Scientists have found that a naturally occurring protein in one of the planet's oldest sea creatures—the jellyfish—might hold the key to improved memory and comprehension. The substance, apoaequorin (a-poh-ee-kwawr-in), found in the Aequorea victoria jellyfish species, has a unique way of working in the brain that is different from other natural memory enhancers. Many of my patients already are benefiting from it. Apoaequorin not only seems to reverse some of the effects of aging on the brain but also might help alleviate the effects of serious neurodegenerative diseases such as Alzheimer's disease, Parkinson's disease and ALS (Lou Gehrig's disease).
The Jellyfish Connection
Scientists first discovered apoaequorin and its companion molecule, green fluorescent protein (GFP), in the Aequorea jellyfish, found off the west coast of North America, in the 1960s. The natural glow of GFP enables researchers to observe microscopic processes within cells that were previously invisible, such as how proteins are transported or how viruses enter cell membranes. Apoaequorin, which binds to calcium and becomes luminescent once it does, has been used since the 1990s in a similar way to track the activity of calcium in the body's cells. Later, three researchers who played key roles in developing these chemical markers were awarded the Nobel Prize in Chemistry.

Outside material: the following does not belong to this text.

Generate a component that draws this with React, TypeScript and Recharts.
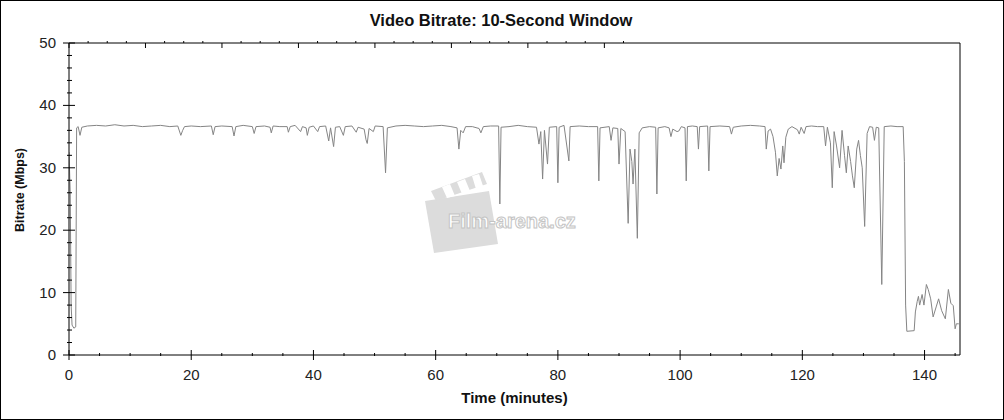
import { Line, LineChart, XAxis, YAxis } from "recharts"

// minutes into the film
const minutes = [
  0, 0.2, 0.35, 0.5, 0.8, 1.1, 1.25, 1.5, 1.8, 2.1, 3, 4.5, 6, 7.5, 9, 10.5, 12, 13.5, 15, 16.5,
  17.8, 18.3, 18.6, 18.9, 20, 21.5, 23.3, 23.6, 23.9, 25, 26.7, 27, 27.3, 28.5, 30, 30.3, 30.6, 32,
  32.9, 33.1, 33.4, 34.5, 35.7, 35.9, 36.2, 37, 37.9, 38.2, 38.8, 39, 39.3, 40, 40.7, 41, 42, 42.5,
  42.8, 43.3, 43.6, 44.3, 44.9, 45.2, 46.3, 47, 47.3, 48.3, 48.6, 48.8, 49.1, 49.8, 50.1, 51.4,
  51.8, 52.1, 53.5, 55, 56.5, 58, 59.5, 61, 62.5, 63.5, 63.8, 64.1, 64.5, 64.9, 66, 67.1, 67.4,
  67.8, 69, 70.3, 70.5, 70.7, 72, 73.5, 75, 76.5, 76.9, 77.2, 77.5, 77.8, 78.3, 78.6, 79.8, 80,
  80.2, 81, 81.8, 82, 83.5, 85, 86.5, 86.7, 86.9, 88.4, 88.7, 89, 89.8, 90, 90.3, 91, 91.5, 91.8,
  92.1, 92.3, 92.6, 93, 93.3, 93.8, 95, 96, 96.2, 96.4, 97.5, 98.2, 98.5, 98.8, 99.5, 99.8, 100.2,
  100.8, 101, 101.2, 102, 102.8, 103, 103.2, 104.5, 104.7, 104.9, 106.5, 108.1, 108.4, 108.7, 110,
  111.5, 113, 113.9, 114.1, 114.4, 114.8, 115.2, 115.6, 115.9, 116.2, 116.5, 116.8, 117, 117.3,
  117.7, 118.3, 119.2, 119.5, 119.8, 120.3, 120.6, 121.5, 122.5, 123.5, 123.8, 124.1, 124.6, 124.9,
  125.2, 125.6, 126.1, 126.5, 126.9, 127.2, 127.5, 127.9, 128.2, 128.5, 128.9, 129.2, 129.5, 129.8,
  130.2, 130.6, 131, 131.5, 131.8, 132.1, 132.5, 133, 133.4, 134.5, 135.5, 136.5, 136.7, 136.9,
  137.1, 138.3, 138.5, 138.8, 139, 139.2, 139.6, 139.9, 140.3, 140.6, 141, 141.4, 141.9, 142.3,
  142.8, 143.4, 143.9, 144.3, 144.7, 145, 145.2, 145.6,
]

// Mbps, 10-second window
const bitrate = [
  32.5, 26, 8, 4.8, 4.3, 4.5, 36.4, 36.6, 35.2, 36.5, 36.7, 36.8, 36.7, 36.9, 36.7, 36.8, 36.6, 36.7, 36.8, 36.6,
  36.7, 35.2, 36.0, 36.6, 36.7, 36.6, 36.7, 35.3, 36.6, 36.7, 36.6, 35.1, 36.6, 36.8, 36.6, 35.5, 36.6, 36.7,
  36.5, 35.6, 36.7, 36.6, 36.6, 35.7, 36.6, 36.8, 35.8, 36.6, 36.4, 35.2, 36.5, 36.7, 35.8, 36.6, 36.7, 34.3,
  36.4, 33.4, 36.5, 36.6, 35.2, 36.6, 36.7, 35.7, 36.5, 36.2, 34.5, 33.9, 36.3, 35.8, 36.7, 36.6,
  29.2, 36.4, 36.7, 36.8, 36.7, 36.6, 36.7, 36.8, 36.6, 36.4, 33.0, 36.0, 35.6, 36.6, 36.6, 36.3, 35.6,
  36.6, 36.7, 36.7, 24.2, 36.5, 36.6, 36.8, 36.6, 36.5, 33.8, 35.8, 28.2, 36.0, 30.6, 36.5, 36.6, 27.6,
  36.5, 36.8, 31.1, 36.6, 36.7, 36.6, 36.6, 27.9, 36.4, 36.6, 34.4, 36.4, 36.3, 30.6, 36.3, 35.8, 21.1, 33,
  31, 27.4, 33, 18.7, 35.6, 36.4, 36.6, 36.5, 25.8, 36.4, 36.6, 36.4, 35.0, 36.2, 35.8, 35.9, 36.6,
  36.4, 27.9, 36.6, 36.7, 36.6, 33.0, 36.6, 36.7, 29.5, 36.6, 36.7, 36.6, 35.4, 36.5, 36.7,
  36.8, 36.7, 36.6, 33.0, 35.9, 36.2, 35.0, 32.5, 28.7, 31.5, 29.8, 33.5, 30.8, 34.9,
  36.2, 36.6, 36.1, 35.4, 36.5, 35.5, 36.6, 36.7, 36.6, 36.6, 33.5, 36.5, 34, 26.8,
  35.8, 33.5, 30, 36, 32, 29.2, 33.5, 31.0, 28.7, 26.8, 33, 34.4, 32, 30,
  20.6, 35.5, 36.6, 36.5, 34.4, 36.5, 36.4, 11.3, 36.6, 36.7, 36.6, 36.6, 31, 8,
  3.8, 3.9, 6.9, 8.6, 9.4, 8.0, 9.7, 8.0, 11.3, 10.5, 9.0, 6.1, 7.7, 9.0,
  7.1, 5.8, 10.5, 8.3, 7.9, 4.2, 5.0, 5.0,
]

const xTicks = [0, 5, 10, 15, 20, 25, 30, 35, 40, 45, 50, 55, 60, 65, 70, 75, 80, 85, 90, 95, 100, 105, 110, 115, 120, 125, 130, 135, 140, 145]
const xLabels = [0, 20, 40, 60, 80, 100, 120, 140]
const yTicks = [0, 2, 4, 6, 8, 10, 12, 14, 16, 18, 20, 22, 24, 26, 28, 30, 32, 34, 36, 38, 40, 42, 44, 46, 48, 50]
const yLabels = [0, 10, 20, 30, 40, 50]

const data = minutes.map((t, i) => ({ t, v: bitrate[i] }))

const FONT = "Arial, 'Liberation Sans', sans-serif"

const BottomTick = ({ x, y, payload }: any) => {
  const major = xLabels.includes(payload.value)
  return (
    <g>
      <line x1={x} x2={x} y1={major ? y - 5 : y - 2} y2={major ? y + 5 : y + 1} stroke="#000" />
      {major && (
        <text x={x} y={y + 25} textAnchor="middle" fontSize={15} fontFamily={FONT} fill="#222">
          {payload.value}
        </text>
      )}
    </g>
  )
}

const TopTick = ({ x, y, payload }: any) => {
  const major = xLabels.includes(payload.value)
  return <line x1={x} x2={x} y1={major ? y : y - 2} y2={major ? y + 5 : y} stroke="#000" />
}

const LeftTick = ({ x, y, payload }: any) => {
  const major = yLabels.includes(payload.value)
  return (
    <g>
      <line x1={major ? x - 6 : x - 2} x2={major ? x + 6 : x + 3} y1={y} y2={y} stroke="#000" />
      {major && (
        <text x={x - 13} y={y + 5} textAnchor="end" fontSize={15} fontFamily={FONT} fill="#222">
          {payload.value}
        </text>
      )}
    </g>
  )
}

const RightTick = ({ x, y, payload }: any) => {
  const major = yLabels.includes(payload.value)
  return (
    <g>
      <line x1={major ? x - 6 : x - 3} x2={major ? x + 5 : x + 3} y1={y} y2={y} stroke="#000" />
      {major && (
        <text x={x + 7} y={y + 5} textAnchor="start" fontSize={15} fontFamily={FONT} fill="#222">
          {payload.value}
        </text>
      )}
    </g>
  )
}

export default function App() {
  return (
    <div
      style={{
        position: "absolute",
        left: 0,
        top: 0,
        width: 1004,
        height: 420,
        boxSizing: "border-box",
        border: "1px solid #000",
        background: "#fff",
        fontFamily: FONT,
      }}
    >
      <svg width={1002} height={418} style={{ position: "absolute", left: 0, top: 0 }}>
        <polygon points="424,200 488,190 497,243 433,252" fill="#dcdcdc" />
        <polygon points="430,190 481,171 486,183 435,200" fill="#dcdcdc" />
        <polygon points="441,186 449,183 454,195 446,197" fill="#fff" />
        <polygon points="456,181 464,178 469,190 461,193" fill="#fff" />
        <polygon points="471,175 478,173 482,185 475,188" fill="#fff" />
        <text x={447} y={227} fontSize={20} fontWeight="bold" fontFamily={FONT} fill="#fff" stroke="#c4c4c4" strokeWidth={1}>
          Film-arena.cz
        </text>
      </svg>
      <div style={{ position: "absolute", left: 0, top: 0 }}>
        <LineChart width={1002} height={418} data={data} margin={{ top: 41, right: 42, bottom: 63, left: 67 }}>
          <XAxis
            xAxisId="b"
            dataKey="t"
            type="number"
            domain={[0, 145.8]}
            ticks={xTicks}
            interval={0}
            height={1}
            tickSize={0}
            tickMargin={0}
            tickLine={false}
            axisLine={{ stroke: "#000" }}
            tick={<BottomTick />}
            allowDataOverflow
          />
          <XAxis
            xAxisId="t"
            orientation="top"
            type="number"
            domain={[0, 145.8]}
            ticks={xTicks}
            interval={0}
            height={1}
            tickSize={0}
            tickMargin={0}
            tickLine={false}
            axisLine={{ stroke: "#000" }}
            tick={<TopTick />}
            allowDataOverflow
          />
          <YAxis
            yAxisId="l"
            type="number"
            domain={[0, 50]}
            ticks={yTicks}
            interval={0}
            width={1}
            tickSize={0}
            tickMargin={0}
            tickLine={false}
            axisLine={{ stroke: "#000" }}
            tick={<LeftTick />}
          />
          <YAxis
            yAxisId="r"
            orientation="right"
            type="number"
            domain={[0, 50]}
            ticks={yTicks}
            interval={0}
            width={1}
            tickSize={0}
            tickMargin={0}
            tickLine={false}
            axisLine={{ stroke: "#000" }}
            tick={<RightTick />}
          />
          <Line
            xAxisId="b"
            yAxisId="l"
            dataKey="v"
            type="linear"
            stroke="#858585"
            strokeWidth={1}
            dot={false}
            isAnimationActive={false}
          />
        </LineChart>
      </div>
      <div
        style={{
          position: "absolute",
          left: 0,
          top: 10,
          width: 1000,
          textAlign: "center",
          fontSize: 16.5,
          fontWeight: "bold",
          color: "#111",
        }}
      >
        Video Bitrate: 10-Second Window
      </div>
      <div
        style={{
          position: "absolute",
          left: 68,
          top: 388,
          width: 891,
          textAlign: "center",
          fontSize: 15,
          fontWeight: "bold",
          color: "#111",
        }}
      >
        Time (minutes)
      </div>
      <div
        style={{
          position: "absolute",
          left: 19 - 60,
          top: 189 - 9,
          width: 120,
          height: 18,
          lineHeight: "18px",
          textAlign: "center",
          fontSize: 12.5,
          fontWeight: "bold",
          color: "#111",
          transform: "rotate(-90deg)",
        }}
      >
        Bitrate (Mbps)
      </div>
    </div>
  )
}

Apoaequorin's value as a memory-boosting supplement also depends on its calcium-binding properties but in a different way. In the brain, calcium plays an important role in the chemical process that allows nerve cells to recharge before firing. It has to be present in just the right amounts. If too much calcium builds up inside a nerve cell, it interferes with the nerve-firing process and causes the oell to die. One of the key roles of calcium-binding proteins is to prevent the toxic buildup of calcium by removing excess calcium from the nerve cells.
In the normal course of aging, beginning at around age 40, the number of calcium-binding proteins in our brain cells starts to decline, resulting in the gradual buildup of toxic calcium inside these cells. This leads to impaired cellular function and eventually brain damage as the toxic calcium kills off brain cells. The symptoms of this age-related deterioration start slowly but then accelerate as we get older.
Because apoaequorin is similar to the naturally occurring calcium-binding proteins in the brain, the theory is that by taking daily supplements, you can replace the calcium-binding proteins that are lost through the aging process—allowing your brain cells to function optimally again while also preserving them from the long-term toxic effects of excess calcium.
A “Eureka” Moment
The jellyfish protein went from "scientific discovery to "supplement for the brain" because of the efforts of Mark Underwood, cofounder of the biotech firm Quincy Bioscience, the company that makes Prevagen (888-814-0814, www. prevagen.com), the only commercially available form of apoaequorin Underwood's "eureka" moment came when he was reading about an Australian swimmer who developed multiple sclerosis-like symptoms after being stung by a jellyfish. Underwood wondered what protected the jellyfish from its own venom...and whether apoaequorin's calcium-binding abilities could have neuroprotective properties.
His company conducted a number of studies in conjunction with the University of Wisconsin-Milwaukee that found that apoaequorin did seem to have a powerful protective effect on brain cells. In one study, 56 people ranging in age from 20 to 78 showed significant improvements in memory after taking 10 mg of Prevagen daily for 30 days. More than half the group reported gains in general memory and information retention...two-thirds did better at word recall...and 84% showed improvement in their ability to remember driving directions.
Most of my patients and others report that taking Prevagen helps them feel mentally sharper, improves their memory and gives them more mental energy. Some even say that their mood is enhanced and that they sleep more soundly.
How To Use It
Prevagen is best taken in the morning (because cognitive function is more important during the day than at night), with or without food. I recommend it for anyone over age 40 who wants to improve memory and focus. While 10 milligrams (mg) daily is the recommended starting dose, apoaequorin also is safe at higher doses. I recommend that my own patients who have suffered a noticeable decline in cognitive function start out with 10 mg daily for four weeks. If they don't notice an improvement in memory and focus, they can increase to 20 mg daily. Most of my patients benefit from taking 10 mg or 20 mg daily. Research has shown that Prevagen is safe to take with other memory-enhancing supplements, such as omega-3 fish oils, or medications, such as donepezil (Aricept). People with allergies to fish or shellfish can use it because jellyfish is neither. The manufacturer of Prevagen is exploring apoaequorin's potential as a medical treatment for conditions such as Alzheimer's disease and Parkinson's disease.